Pathos: revista brasileira de práticas públicas e psicopatologia 6º Volume | Page 20

O caso Apolo

Apolo tem 32 anos, nasceu no interior de São Paulo e é filho único. É moreno, alto, tem o olhar forte e triste. Seu corpo também é forte, parece mesmo um deus.

A primeira vez que encontrei Apolo ele estava no corredor da enfermaria do hospital em que trabalho. A sua volta havia alguns técnicos de enfermagem e dois enfermeiros. Notei que ele segurava um cordão e um dos profissionais lhe pediu que entregasse o material. Ele não o fez, relatou que aquilo lhe pertencia e, por isso, não iria entregar. Os profissionais explicaram as regras do setor, mas Apolo seguiu afirmando que não iria devolver algo que era seu. Disse que já haviam lhe roubado seus documentos e seu currículo escolar e que não confiava em ninguém.
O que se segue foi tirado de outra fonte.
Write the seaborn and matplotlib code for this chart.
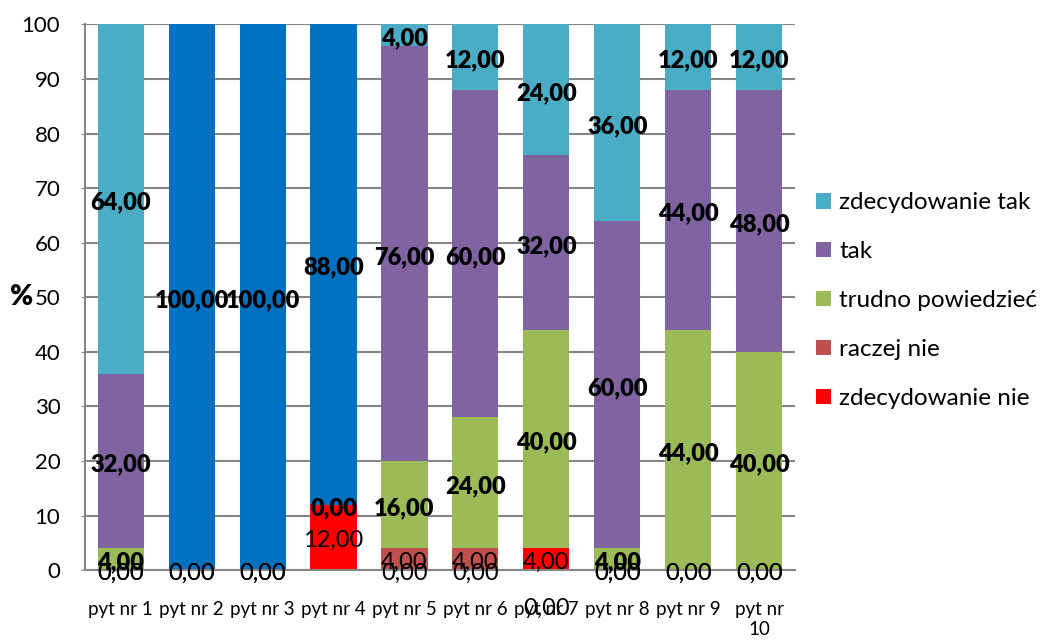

Em dado momento o paciente enrolou o cordão ao redor de seu pescoço e após a aprovação de uma das enfermeiras, um dos profissionais se aproximou e tentou tirar o cordão. Começou, então, o que terminou com o paciente contido, medicado e amarrado com seis faixas.
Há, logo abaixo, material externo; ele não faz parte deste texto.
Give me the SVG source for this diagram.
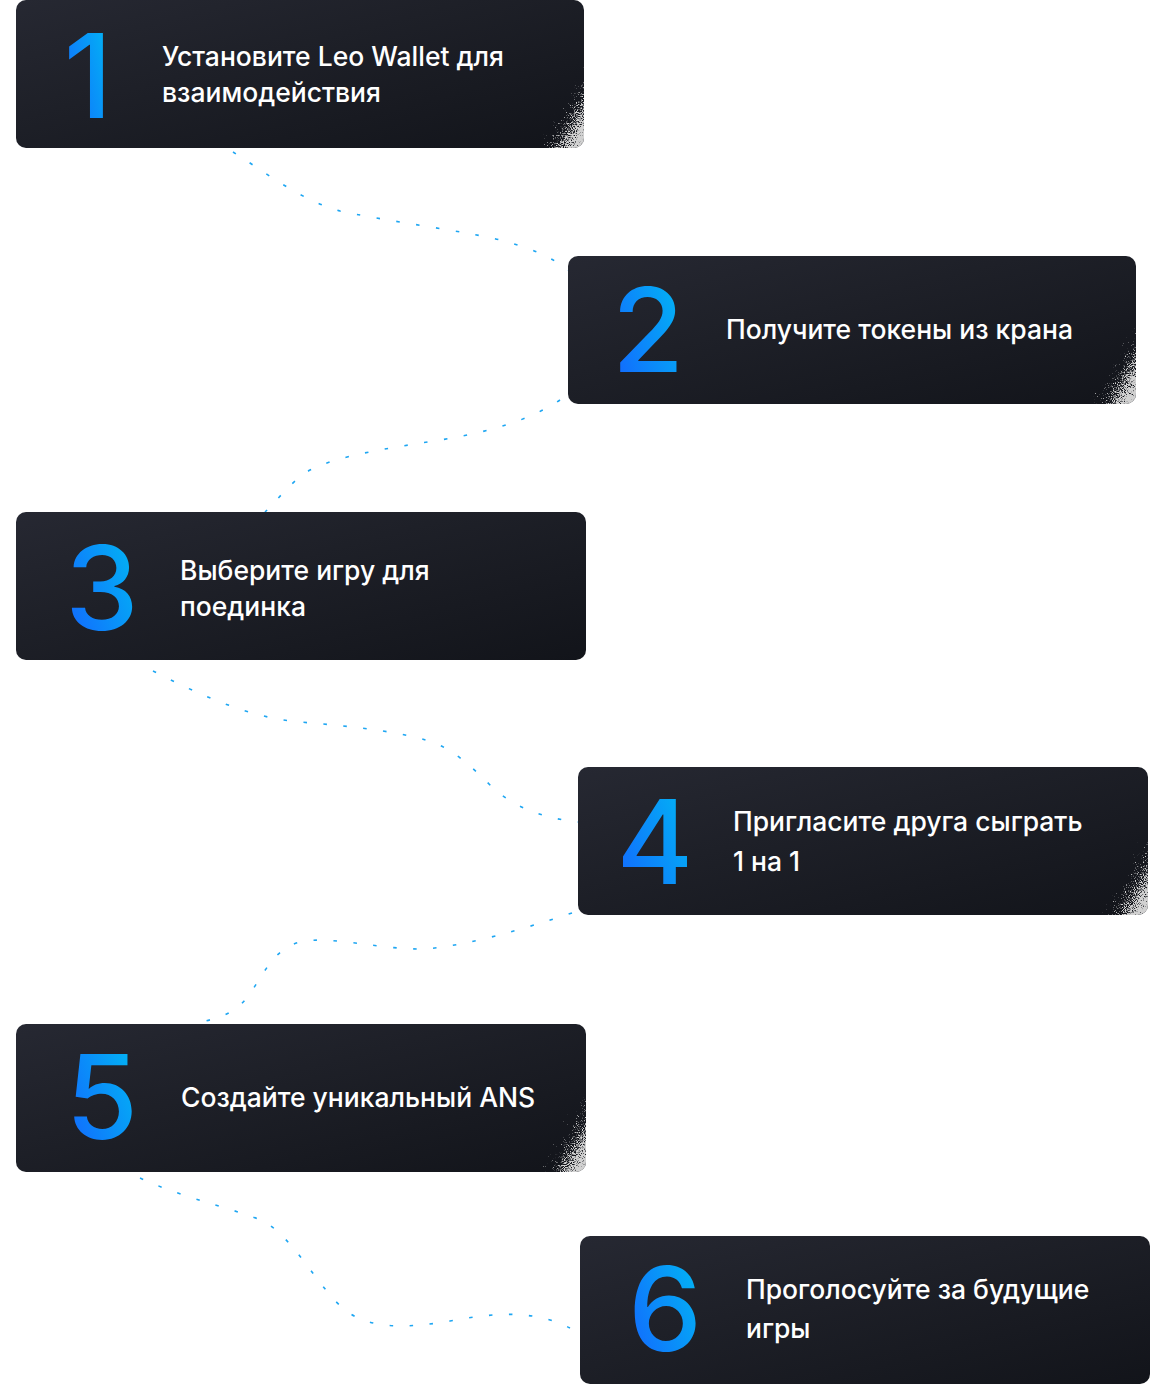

Apolo esteve por 21 dias em nossa enfermaria (leito psiquiátrico em hospital geral) e durante esse tempo pudemos estar juntos em alguns atendimentos. Em sua ficha de entrada no pronto socorro constava que havia chegado com o SAMU. Os bombeiros o haviam resgatado tentando se atirar de uma ponte. Tinha agarrado às mãos alguns papéis e fazia menção de pular. Após cerca de uma hora, um dos bombeiros conseguiu tirá-lo e foi trazido, então, para o hospital. Na evolução de entrada, o médico plantonista evoluiu que o paciente havia chegado bastante desorganizado, persecutório, agressivo, sem escuta, apresentando discurso confuso e delirante (dizia estar sendo perseguido por funcionários da Apple) e autocuidado prejudicado. Esteve em observação no pronto socorro por dois dias e, então, sem apresentar qualquer remissão dos sintomas, optou-se por interná-lo.
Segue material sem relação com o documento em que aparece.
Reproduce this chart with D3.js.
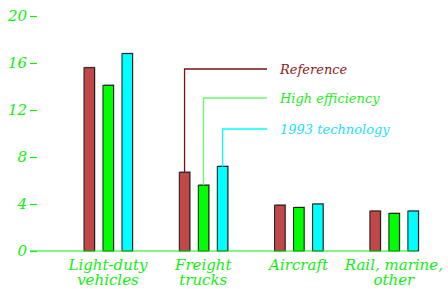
<!DOCTYPE html>
<html>
<head>
<meta charset="utf-8">
<script src="https://cdn.jsdelivr.net/npm/d3@7"></script>
<style>
  body { margin: 0; background: #fff; }
  text { font-family: "DejaVu Serif", serif; font-style: italic; }
</style>
</head>
<body>
<div id="chart"></div>
<script>
const categories = [["Light-duty", "vehicles"], ["Freight", "trucks"], ["Aircraft"], ["Rail, marine,", "other"]];
const series = ["Reference", "High efficiency", "1993 technology"];
const values = {
  "Reference":       [15.6, 6.7, 3.9, 3.4],
  "High efficiency": [14.1, 5.6, 3.7, 3.2],
  "1993 technology": [16.8, 7.2, 4.0, 3.4]
};
const yTicks = [0, 4, 8, 12, 16, 20];

const width = 448, height = 289;
const barColor = { "Reference": "#c04848", "High efficiency": "#00ff00", "1993 technology": "#00ffff" };
const lineColor = { "Reference": "#7a1010", "High efficiency": "#66ff66", "1993 technology": "#00ffff" };
const labelColor = { "Reference": "#8b1c1c", "High efficiency": "#22ee22", "1993 technology": "#22ddff" };
const green = "#11ee11";

const svg = d3.select("#chart").append("svg")
  .attr("width", width)
  .attr("height", height);

const y = d3.scaleLinear().domain([0, 20]).range([251, 16]);
const x0 = d3.scaleBand().domain(d3.range(categories.length)).range([60.3, 441.5]);
const x1 = d3.scaleBand().domain(series).range([23.7, 72.2]).paddingInner(0.447);

// bars
const groups = svg.selectAll("g.group")
  .data(categories)
  .join("g")
  .attr("class", "group")
  .attr("transform", (d, i) => `translate(${x0(i)},0)`);

series.forEach(s => {
  groups.append("rect")
    .attr("x", x1(s) + 1)
    .attr("y", (d, i) => y(values[s][i]) - 1)
    .attr("width", x1.bandwidth())
    .attr("height", (d, i) => y(0) - y(values[s][i]) + 1)
    .attr("fill", "#aaa");
  groups.append("rect")
    .attr("x", x1(s))
    .attr("y", (d, i) => y(values[s][i]))
    .attr("width", x1.bandwidth())
    .attr("height", (d, i) => y(0) - y(values[s][i]))
    .attr("fill", barColor[s])
    .attr("stroke", "#1a1a1a")
    .attr("stroke-width", 1);
});

// baseline
svg.append("line")
  .attr("x1", 30).attr("x2", 418)
  .attr("y1", y(0)).attr("y2", y(0))
  .attr("stroke", green)
  .attr("stroke-width", 1.2);

// y axis
const yAxis = svg.append("g")
  .attr("transform", "translate(37,0)")
  .call(d3.axisLeft(y).tickValues(yTicks).tickSize(7).tickPadding(3));
yAxis.select(".domain").remove();
yAxis.selectAll(".tick line").attr("stroke", green).attr("stroke-width", 1.2);
yAxis.selectAll(".tick text")
  .attr("fill", green)
  .style("font-size", "15px")
  .style("font-family", "DejaVu Serif")
  .style("font-style", "italic");

// category labels
const catLabels = svg.selectAll("text.cat")
  .data(categories)
  .join("text")
  .attr("class", "cat")
  .attr("text-anchor", "middle")
  .attr("fill", green)
  .style("font-size", "15px");
catLabels.each(function (d, i) {
  d3.select(this).selectAll("tspan")
    .data(d)
    .join("tspan")
    .attr("x", x0(i) + x0.bandwidth() / 2)
    .attr("y", (t, j) => 270 + j * 15)
    .text(t => t);
});

// legend callouts from the freight trucks bars
const legendY = { "Reference": 69, "High efficiency": 98, "1993 technology": 129 };
series.forEach(s => {
  const cx = x0(1) + x1(s) + x1.bandwidth() / 2;
  svg.append("path")
    .attr("d", `M${cx},${y(values[s][1])}V${legendY[s]}H267`)
    .attr("fill", "none")
    .attr("stroke", lineColor[s])
    .attr("stroke-width", 1.3);
  svg.append("text")
    .attr("x", 280)
    .attr("y", legendY[s])
    .attr("dy", "0.35em")
    .attr("fill", labelColor[s])
    .style("font-size", "13px")
    .text(s);
});
</script>
</body>
</html>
No primeiro atendimento realizado com Apolo, ele estava em seu leito, isolado, enrolado em um edredom, apesar do calor que fazia no dia. Foi receptivo a minha abordagem, mas um tanto superficial em sua fala. Mostrava-se desconfiado e assustado. Com o passar dos dias, Apolo começou a confiar mais em mim e, aos poucos, pôde compartilhar parte de sua história de vida. O vínculo foi, então, sendo estabelecido.